Within this stage, a slimmer may start pushing the boundaries for example thinking ‘well I have lost a lot of weight now one won’t hurt’ or ‘I can manage my weight in the future so eating this won’t hurt’ This is the slimmers way of experimenting and proving that they can cope in the future. They may deliberately seek out a situation that is poses a risk to their dieting plan such as eating out in a restaurant. Just to prove that they are over their old way of eating. This may work for the slimmer but the slimmer needs to be aware that it may not work either.
Lapses and Relapses
We are all human, it’s important to understand that there is no way of being perfect – especially when it comes to weight loss and weight management. We all succeed in our own different ways. However, it is so important that majority of us will have tried this model out several times before. Playing out every stage in our own way.

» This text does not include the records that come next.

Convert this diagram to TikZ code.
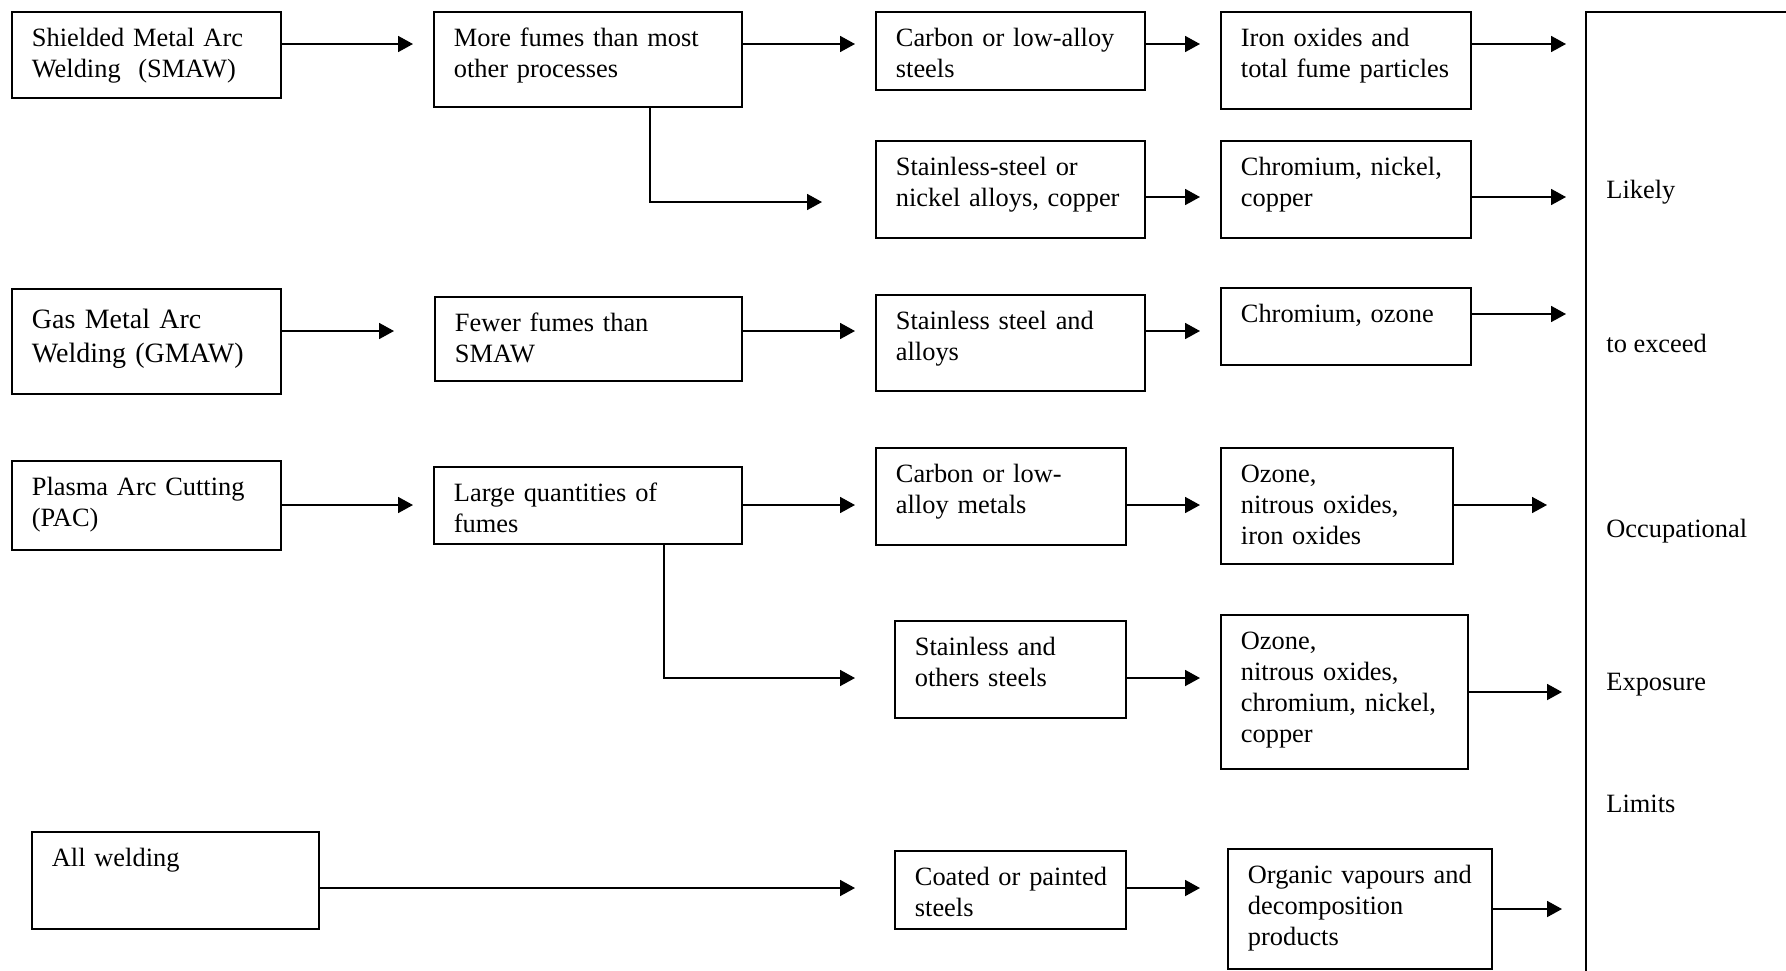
\documentclass[tikz,border=0pt]{standalone}
\usepackage{fontspec}
\setmainfont{Liberation Serif}
\usetikzlibrary{arrows.meta}

\begin{document}
\begin{tikzpicture}[x=0.5pt,y=-0.5pt,
  fume/.style={draw, line width=0.9pt, anchor=north west, inner xsep=10pt, inner ysep=0pt, align=left, text height=17.5pt, font=\fontsize{13.2}{15.5}\selectfont},
  arr/.style={line width=0.9pt, -{Triangle[length=7.5pt,width=8pt]}},
  side/.style={anchor=base west, inner sep=0pt, font=\fontsize{13.2}{15.5}\selectfont}]
\useasboundingbox (0,0) rectangle (1786,970);

% processes
\node[fume, text width=114.5pt, text depth=25.5pt] (smaw) at (11,11) {Shielded~Metal~Arc\\Welding\ \ (SMAW)};
\node[fume, text width=114.5pt, text height=20pt, text depth=32.5pt, font=\fontsize{14}{17}\selectfont] (gmaw) at (11,288) {Gas Metal Arc\\Welding~(GMAW)};
\node[fume, text width=114.5pt, text depth=27pt] (pac) at (11,460) {Plasma~Arc~Cutting\\(PAC)};
\node[fume, text width=123.5pt, text depth=31pt] (allw) at (31,831) {All welding};

% fumes
\node[fume, text width=134pt, text depth=30pt] (more) at (433,11) {More~fumes~than~most\\other processes};
\node[fume, text width=133.5pt, text depth=24.5pt] (fewer) at (434,296) {Fewer fumes than\\SMAW};
\node[fume, text width=134pt, text depth=21pt] (large) at (433,466) {Large quantities of\\fumes};

% metals
\node[fume, text width=114.5pt, text depth=21.5pt] (carbon) at (875,11) {Carbon~or~low-alloy\\steels};
\node[fume, text width=114.5pt, text depth=31pt] (ssnickel) at (875,140) {Stainless-steel or\\nickel~alloys,~copper};
\node[fume, text width=114.5pt, text depth=30.5pt] (ssalloys) at (875,294) {Stainless~steel~and\\alloys};
\node[fume, text width=105pt, text depth=31pt] (carbmet) at (875,447) {Carbon or low-\\alloy metals};
\node[fume, text width=95.5pt, text depth=31pt] (others) at (894,620) {Stainless and\\others steels};
\node[fume, text width=95.5pt, text depth=21.5pt] (coated) at (894,850) {Coated~or~painted\\steels};

% contaminants
\node[fume, text width=105pt, text depth=31pt] (iron) at (1220,11) {Iron oxides and\\total~fume~particles};
\node[fume, text width=105pt, text depth=31pt] (crnicu) at (1220,140) {Chromium,~nickel,\\copper};
\node[fume, text width=105pt, text depth=21pt] (crozone) at (1220,287) {Chromium,~ozone};
\node[fume, text width=96pt, text depth=40.5pt] (ozfe) at (1220,447) {Ozone,\\nitrous~oxides,\\iron oxides};
\node[fume, text width=103.5pt, text depth=59.5pt] (ozcr) at (1220,614) {Ozone,\\nitrous~oxides,\\chromium,~nickel,\\copper};
\node[fume, text width=112pt, text depth=42.5pt] (organic) at (1227,848) {Organic~vapours~and\\decomposition\\products};

% limits
\node[draw, line width=0.9pt, anchor=north west, minimum width=160pt, minimum height=520pt] (limits) at (1585,11) {};
\node[side] (likely) at (1606,198) {Likely};
\node[side] (exceed) at (1606,352) {to exceed};
\node[side] (occup) at (1606,537) {Occupational};
\node[side] (expo) at (1606,690) {Exposure};
\node[side] (lim) at (1606,812) {Limits};

% arrows
\draw[arr, shorten >=10pt] (smaw.east |- 0,44) -- (more.west |- 0,44);
\draw[arr, shorten >=10pt] (more.east |- 0,44) -- (carbon.west |- 0,44);
\draw[arr, shorten >=10pt] (carbon.east |- 0,44) -- (iron.west |- 0,44);
\draw[arr, shorten >=9.5pt] (iron.east |- 0,44) -- (limits.west |- 0,44);
\draw[arr, shorten >=26.5pt] (more.south -| 650,0) |- (ssnickel.west |- 0,202);
\draw[arr, shorten >=10pt] (ssnickel.east |- 0,197) -- (crnicu.west |- 0,197);
\draw[arr, shorten >=9.5pt] (crnicu.east |- 0,197) -- (limits.west |- 0,197);

\draw[arr, shorten >=20pt] (gmaw.east |- 0,331) -- (fewer.west |- 0,331);
\draw[arr, shorten >=10pt] (fewer.east |- 0,331) -- (ssalloys.west |- 0,331);
\draw[arr, shorten >=10pt] (ssalloys.east |- 0,331) -- (crozone.west |- 0,331);
\draw[arr, shorten >=9.5pt] (crozone.east |- 0,314) -- (limits.west |- 0,314);

\draw[arr, shorten >=10pt] (pac.east |- 0,505) -- (large.west |- 0,505);
\draw[arr, shorten >=10pt] (large.east |- 0,505) -- (carbmet.west |- 0,505);
\draw[arr, shorten >=10pt] (carbmet.east |- 0,505) -- (ozfe.west |- 0,505);
\draw[arr, shorten >=19pt] (ozfe.east |- 0,505) -- (limits.west |- 0,505);
\draw[arr, shorten >=19.5pt] (large.south -| 664,0) |- (others.west |- 0,678);
\draw[arr, shorten >=10pt] (others.east |- 0,678) -- (ozcr.west |- 0,678);
\draw[arr, shorten >=11.5pt] (ozcr.east |- 0,692) -- (limits.west |- 0,692);

\draw[arr, shorten >=19.5pt] (allw.east |- 0,888) -- (coated.west |- 0,888);
\draw[arr, shorten >=13.5pt] (coated.east |- 0,888) -- (organic.west |- 0,888);
\draw[arr, shorten >=11.5pt] (organic.east |- 0,909) -- (limits.west |- 0,909);
\end{tikzpicture}
\end{document}
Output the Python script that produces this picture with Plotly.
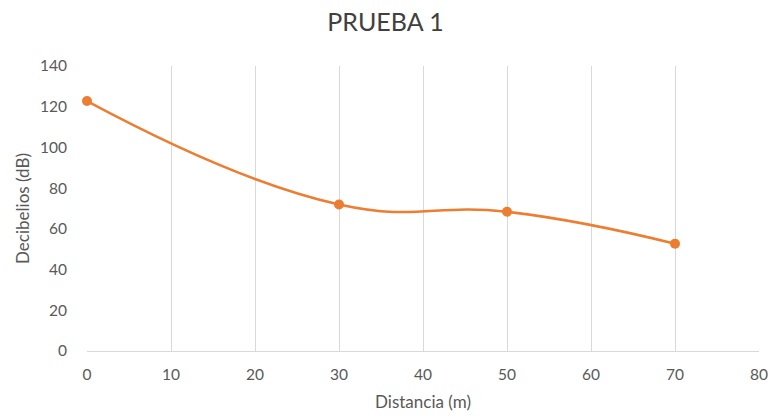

We can’t imagine that we aren’t going to make mistakes along the way whether it’s forgetting your food pack for work and having to choose a protein meal whilst out or something else
The way we define a lapse from a VLCD is based on the following:
A lapse is just a one off – you may decide to go out with friends and end up eating or drinking something that isn’t on your vlcd diet plan
Or simply pick at something that you know you don’t want to be eating
A relapse unfortunately is a return of old behaviour and can lead to more of that old behaviour. For example
Having a full ‘binge’ eat and continuing this behaviour and not returning to your vlcd plan.
When we experience a lapse or a relapse there will be certain emotions associate with it – grief, disgust, guilt, sadness. There will be self-deprecating comments for example ‘ I knew I couldn’t do it’
‘what’s the point’
When feeling like this the slimmer can have the opportunity to make the changes needed. They can look at how they feel each time the indulge in this behaviour, this is normally a repeated cycle of behaviour.
Seeing relapse as an opportunity for change – we all have the power to change our behaviours. However, motivation and strength can be hard for some slimmers who can find themselves in a usual vicious cycle of eating. Looking at what we learn from each time we lapse or re-lapse (as believe it or not we do learn something about our selves each and every time but it’s whether we are in denial about it that is a different story)
Slimmers need to look at the following:
Looking at triggers – is there a particular trigger time for your lapses/relapses?
How can you cope with triggers?
Are you eating emotionally? Even after eating how are you feeling?
How can you cope with emotions differently?
Willingness – the slimmer must be willing to change and not be in the pre-contemplation stage in order for a lapse or relapse to stop occurring.
The slimmer must have confidence in themselves. I truly think that if a slimmer didn’t have confidence that they could achieve their weight loss goal, they wouldn’t have embarked on their vlcd plan in the first place.
Denial? Is the slimmer in some sort of denial?
Excuses? Why is the slimmer making excuses what are the excuses disguising?